Many Democratic voters doubt President Joe Biden's ability to run for a second term, the Wall Street Journal reported Sunday, even as party bosses are "enthusiastic about his candidacy."
According to Journal interviews, many Biden voters—even "those who think the 80-year-old president has done well during his first two years in office"—wonder if their party should run someone else in 2024.
"I think he's too old," Texas Democrat Kelly Spencer told the Journal. "I worry about cognitive decline. I worry about a stroke, anything like that."
The Journal report comes days after an Associated Press-NORC Center poll found that only 37 percent of Democrats want another Biden term. A whopping majority of all voters—78 percent—think Biden shouldn't run again, the poll found. A Washington Post-ABC poll found similar results.

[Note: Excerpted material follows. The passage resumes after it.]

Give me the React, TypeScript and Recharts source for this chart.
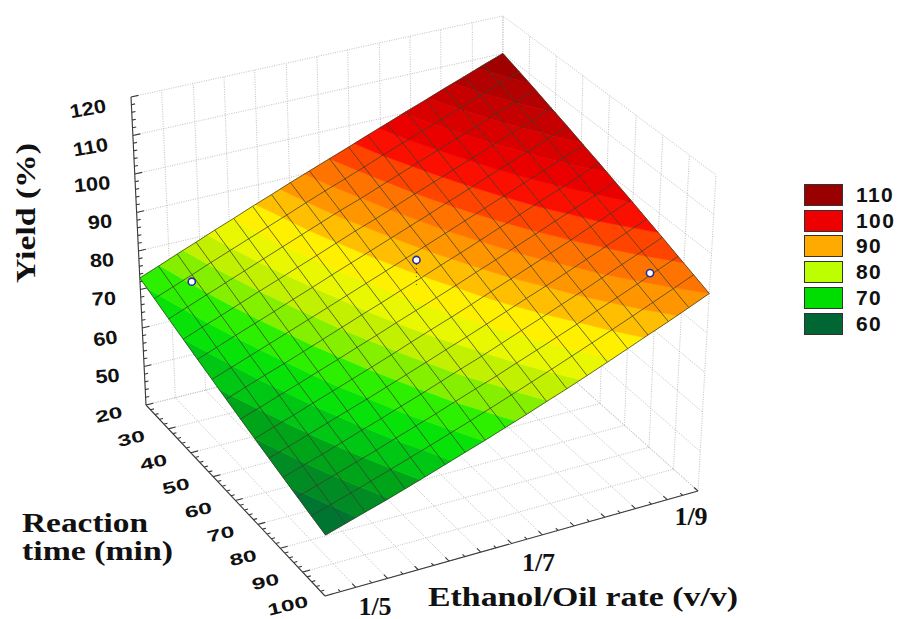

Biden is the oldest U.S. president in history and would be 86 by the end of a second term.
California Democrat Andrew Dickerman said he's "anxious" about whether Biden "can hold up through a campaign."
Arizona Democrat Keri De Deo was even blunter, saying the president "seems out of touch."
"I worry about his health," De Deo said.
Democratic Party bosses have nevertheless backed Biden to the hilt, the Journal wrote:
Mr. Biden's standing among Democratic officials has strengthened, with many citing the legislative wins of his first two years and better-than-expected midterm election results. During last week's meeting of the Democratic National Committee, members approved a resolution expressing its "full and complete support" of the president's reelection.
Biden has been circumspect about whether he'll seek a second term, telling Telemundo on Thursday that he's "just not ready to make" a decision.